TASK STATEMENT: Print word for word the first line of the listing below and every line after it, through the line with "2, 1, 5.18]];". Leave out the pictures and the rest.

DATA SHOWN:
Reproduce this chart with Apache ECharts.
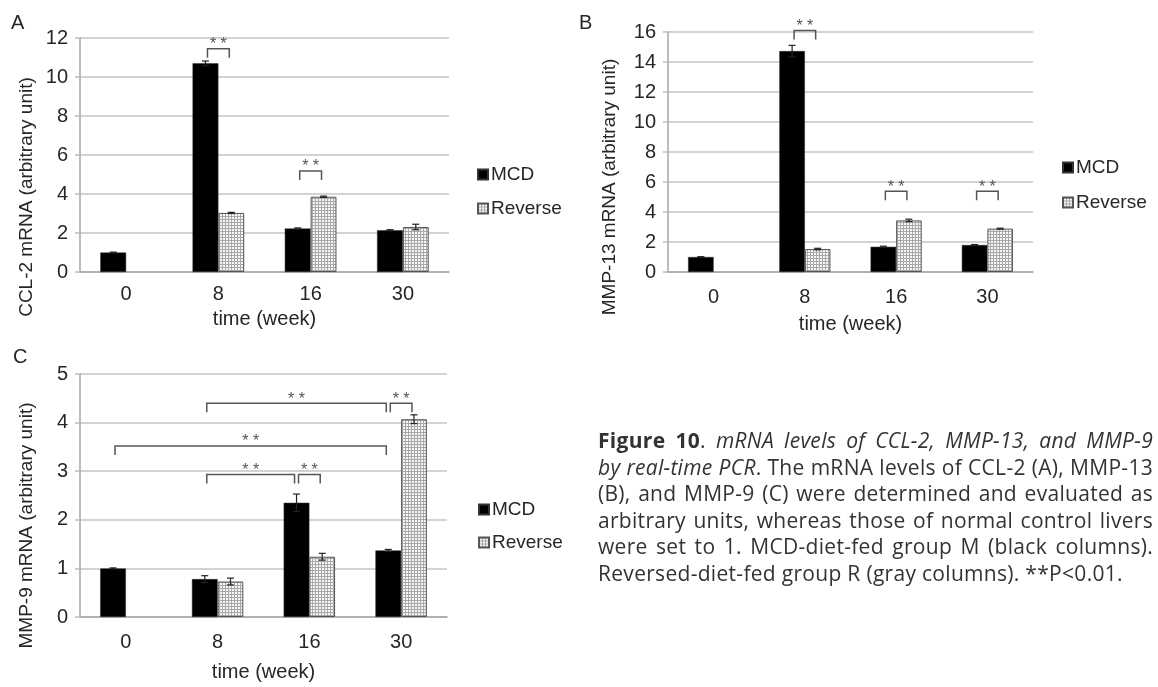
<!DOCTYPE html>
<html>
<head>
<meta charset="utf-8">
<script src="https://cdn.jsdelivr.net/npm/echarts@6/dist/echarts.min.js"></script>
<style>
  html, body { margin: 0; padding: 0; background: #fff; }
  #chart { position: absolute; left: 0; top: 0; width: 1158px; height: 687px; }
  .caption {
    position: absolute; left: 598px; top: 427px; width: 555px;
    font-family: 'Open Sans', 'Noto Sans', sans-serif; font-size: 21px;
    letter-spacing: 0.3px; line-height: 26.6px; color: #333;
  }
  .caption div { white-space: nowrap; }
  .caption .j { text-align: justify; text-align-last: justify; }
</style>
</head>
<body>
<div id="chart"></div>
<div class="caption">
  <div class="j"><b>Figure 10</b>. <i>mRNA levels of CCL-2, MMP-13, and MMP-9</i></div>
  <div class="j"><i>by real-time PCR</i>. The mRNA levels of CCL-2 (A), MMP-13</div>
  <div class="j">(B), and MMP-9 (C) were determined and evaluated as</div>
  <div class="j">arbitrary units, whereas those of normal control livers</div>
  <div class="j">were set to 1. MCD-diet-fed group M (black columns).</div>
  <div>Reversed-diet-fed group R (gray columns). **P&lt;0.01.</div>
</div>
<script>
const weeks = ['0', '8', '16', '30'];

// panel A - CCL-2
const ccl2Mcd = [1.0, 10.7, 2.23, 2.14];
const ccl2McdErr = [0.02, 0.12, 0.03, 0.03];
const ccl2Rev = [null, 3.03, 3.86, 2.31];
const ccl2RevErr = [null, 0.03, 0.03, 0.14];
// significance: [from week, from series (0 MCD / 1 Reverse), to week, to series, bracket height]
const ccl2Sig = [[1, 0, 1, 1, 11.45], [2, 0, 2, 1, 5.18]];

// panel B - MMP-13
const mmp13Mcd = [1.0, 14.73, 1.68, 1.8];
const mmp13McdErr = [0.02, 0.38, 0.04, 0.03];
const mmp13Rev = [null, 1.53, 3.44, 2.89];
const mmp13RevErr = [null, 0.05, 0.08, 0.03];
const mmp13Sig = [[1, 0, 1, 1, 16.1], [2, 0, 2, 1, 5.38], [3, 0, 3, 1, 5.38]];

// panel C - MMP-9
const mmp9Mcd = [1.0, 0.78, 2.35, 1.37];
const mmp9McdErr = [0.01, 0.07, 0.18, 0.02];
const mmp9Rev = [null, 0.73, 1.24, 4.07];
const mmp9RevErr = [null, 0.07, 0.07, 0.09];
const mmp9Sig = [[1, 0, 3, 0, 4.4], [3, 0, 3, 1, 4.4], [0, 0, 3, 0, 3.52], [1, 0, 2, 0, 2.93], [2, 0, 2, 1, 2.93]];

const BAR = 0.28;
const FONT = "'Liberation Sans', Arial, sans-serif";
const TXT = '#262626';

// dotted fill for the Reverse columns
const pat = document.createElement('canvas');
pat.width = 3; pat.height = 3;
const pc = pat.getContext('2d');
pc.fillStyle = '#a8a8a8'; pc.fillRect(0, 0, 3, 3);
pc.fillStyle = '#f6f6f6'; pc.fillRect(1, 1, 2, 2);
const revFill = { image: pat, repeat: 'repeat' };

function errRender(side) {
  return function (params, api) {
    const cat = api.value(0), v = api.value(1), e = api.value(2);
    const bw = api.size([1, 0])[0] * BAR;
    const x = api.coord([cat, v])[0] + side * bw / 2;
    const yHi = api.coord([cat, v + e])[1];
    const yLo = api.coord([cat, v - e])[1];
    const st = { stroke: '#222', lineWidth: 1.2 };
    return {
      type: 'group',
      children: [
        { type: 'line', shape: { x1: x, y1: yHi, x2: x, y2: yLo }, style: st },
        { type: 'line', shape: { x1: x - 3.5, y1: yHi, x2: x + 3.5, y2: yHi }, style: st },
        { type: 'line', shape: { x1: x - 3.5, y1: yLo, x2: x + 3.5, y2: yLo }, style: st }
      ]
    };
  };
}

function sigRender(params, api) {
  const bw = api.size([1, 0])[0] * BAR;
  const lvl = api.value(4);
  const p1 = api.coord([api.value(0), lvl]);
  const p2 = api.coord([api.value(2), lvl]);
  const x1 = p1[0] + (api.value(1) ? 1 : -1) * bw / 2 + 2;
  const x2 = p2[0] + (api.value(3) ? 1 : -1) * bw / 2 - 2;
  const y = p1[1];
  return {
    type: 'group',
    children: [
      {
        type: 'polyline',
        shape: { points: [[x1, y + 9], [x1, y], [x2, y], [x2, y + 9]] },
        style: { stroke: '#555', lineWidth: 1.5, fill: null }
      },
      {
        type: 'text', x: (x1 + x2) / 2, y: y - 4,
        style: { text: '* *', fontSize: 16, fontFamily: FONT, fill: '#555', align: 'center', verticalAlign: 'middle' }
      }
    ]
  };
}

function errData(vals, errs) {
  const out = [];
  vals.forEach((v, i) => { if (v != null) out.push([i, v, errs[i]]); });
  return out;
}

function panelSeries(idx, mcd, mcdErr, rev, revErr, sig) {
  return [
    {
      name: 'MCD', type: 'bar', xAxisIndex: idx, yAxisIndex: idx, data: mcd,
      barWidth: BAR * 100 + '%', barGap: '0%',
      itemStyle: { color: '#000', borderColor: '#333', borderWidth: 0.5 }
    },
    {
      name: 'Reverse', type: 'bar', xAxisIndex: idx, yAxisIndex: idx, data: rev,
      barWidth: BAR * 100 + '%', barGap: '0%',
      itemStyle: { color: revFill, borderColor: '#555', borderWidth: 1 }
    },
    {
      type: 'custom', xAxisIndex: idx, yAxisIndex: idx, renderItem: errRender(-1),
      data: errData(mcd, mcdErr), encode: { x: 0, y: 1 }, z: 5, silent: true
    },
    {
      type: 'custom', xAxisIndex: idx, yAxisIndex: idx, renderItem: errRender(1),
      data: errData(rev, revErr), encode: { x: 0, y: 1 }, z: 5, silent: true
    },
    {
      type: 'custom', xAxisIndex: idx, yAxisIndex: idx, renderItem: sigRender,
      data: sig, encode: { x: 0, y: 4 }, z: 6, silent: true, clip: false
    }
  ];
}

function xAx(idx, margin, gap) {
  return {
    type: 'category', gridIndex: idx, data: weeks,
    axisLine: { lineStyle: { color: '#a6a6a6', width: 1.5 } },
    axisTick: { length: 7, lineStyle: { color: '#a6a6a6', width: 1.5 } },
    axisLabel: { fontSize: 20, color: TXT, fontFamily: FONT, margin: margin },
    name: 'time (week)', nameLocation: 'middle', nameGap: gap,
    nameTextStyle: { fontSize: 20, color: TXT, fontFamily: FONT }
  };
}

function yAx(idx, name, max, step, gap, shift) {
  return {
    type: 'value', gridIndex: idx, min: 0, max: max, interval: step,
    axisLine: { show: true, lineStyle: { color: '#a6a6a6', width: 1.5 } },
    axisTick: { show: true, length: 5, lineStyle: { color: '#bdbdbd', width: 1.5 } },
    splitLine: { lineStyle: { color: '#c4c4c4', width: 1.5 } },
    axisLabel: { fontSize: 20, color: TXT, fontFamily: FONT, margin: 12 },
    name: name, nameLocation: 'middle', nameGap: gap,
    nameTextStyle: { fontSize: 19, color: TXT, fontFamily: FONT, padding: [0, shift * 2, 0, 0] }
  };
}

function legendAt(left, top, gap) {
  return {
    left: left, top: top, orient: 'vertical', padding: 0, itemGap: gap,
    itemWidth: 10, itemHeight: 10, icon: 'rect', selectedMode: false,
    data: ['MCD', 'Reverse'],
    textStyle: { fontSize: 19, color: TXT, fontFamily: FONT, padding: [0, 0, 0, -2] }
  };
}

const chart = echarts.init(document.getElementById('chart'), null, { renderer: 'canvas' });
chart.setOption({
  animation: false,
  backgroundColor: '#fff',
  title: [
    { text: 'A', left: 6, top: 8, textStyle: { fontSize: 20, fontWeight: 'normal', color: TXT, fontFamily: FONT } },
    { text: 'B', left: 574, top: 8, textStyle: { fontSize: 20, fontWeight: 'normal', color: TXT, fontFamily: FONT } },
    { text: 'C', left: 8, top: 342, textStyle: { fontSize: 20, fontWeight: 'normal', color: TXT, fontFamily: FONT } }
  ],
  legend: [legendAt(477, 165, 15), legendAt(1062, 158, 16), legendAt(478, 500, 14)],
  grid: [
    { left: 80, top: 38, width: 369, height: 234 },
    { left: 668, top: 32, width: 365, height: 240 },
    { left: 80, top: 374, width: 367, height: 243 }
  ],
  xAxis: [xAx(0, 12, 37), xAx(1, 15, 42), xAx(2, 15, 45)],
  yAxis: [
    yAx(0, 'CCL-2 mRNA (arbitrary unit)', 12, 2, 44, 42),
    yAx(1, 'MMP-13 mRNA (arbitrary unit)', 16, 2, 49, 35),
    yAx(2, 'MMP-9 mRNA (arbitrary unit)', 5, 1, 44, 30)
  ],
  series: [
    ...panelSeries(0, ccl2Mcd, ccl2McdErr, ccl2Rev, ccl2RevErr, ccl2Sig),
    ...panelSeries(1, mmp13Mcd, mmp13McdErr, mmp13Rev, mmp13RevErr, mmp13Sig),
    ...panelSeries(2, mmp9Mcd, mmp9McdErr, mmp9Rev, mmp9RevErr, mmp9Sig)
  ]
});
</script>
</body>
</html>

ANSWER FOR THE TASK:
Reproduce this chart with Apache ECharts.
<!DOCTYPE html>
<html>
<head>
<meta charset="utf-8">
<script src="https://cdn.jsdelivr.net/npm/echarts@6/dist/echarts.min.js"></script>
<style>
  html, body { margin: 0; padding: 0; background: #fff; }
  #chart { position: absolute; left: 0; top: 0; width: 1158px; height: 687px; }
  .caption {
    position: absolute; left: 598px; top: 427px; width: 555px;
    font-family: 'Open Sans', 'Noto Sans', sans-serif; font-size: 21px;
    letter-spacing: 0.3px; line-height: 26.6px; color: #333;
  }
  .caption div { white-space: nowrap; }
  .caption .j { text-align: justify; text-align-last: justify; }
</style>
</head>
<body>
<div id="chart"></div>
<div class="caption">
  <div class="j"><b>Figure 10</b>. <i>mRNA levels of CCL-2, MMP-13, and MMP-9</i></div>
  <div class="j"><i>by real-time PCR</i>. The mRNA levels of CCL-2 (A), MMP-13</div>
  <div class="j">(B), and MMP-9 (C) were determined and evaluated as</div>
  <div class="j">arbitrary units, whereas those of normal control livers</div>
  <div class="j">were set to 1. MCD-diet-fed group M (black columns).</div>
  <div>Reversed-diet-fed group R (gray columns). **P&lt;0.01.</div>
</div>
<script>
const weeks = ['0', '8', '16', '30'];

// panel A - CCL-2
const ccl2Mcd = [1.0, 10.7, 2.23, 2.14];
const ccl2McdErr = [0.02, 0.12, 0.03, 0.03];
const ccl2Rev = [null, 3.03, 3.86, 2.31];
const ccl2RevErr = [null, 0.03, 0.03, 0.14];
// significance: [from week, from series (0 MCD / 1 Reverse), to week, to series, bracket height]
const ccl2Sig = [[1, 0, 1, 1, 11.45], [2, 0, 2, 1, 5.18]];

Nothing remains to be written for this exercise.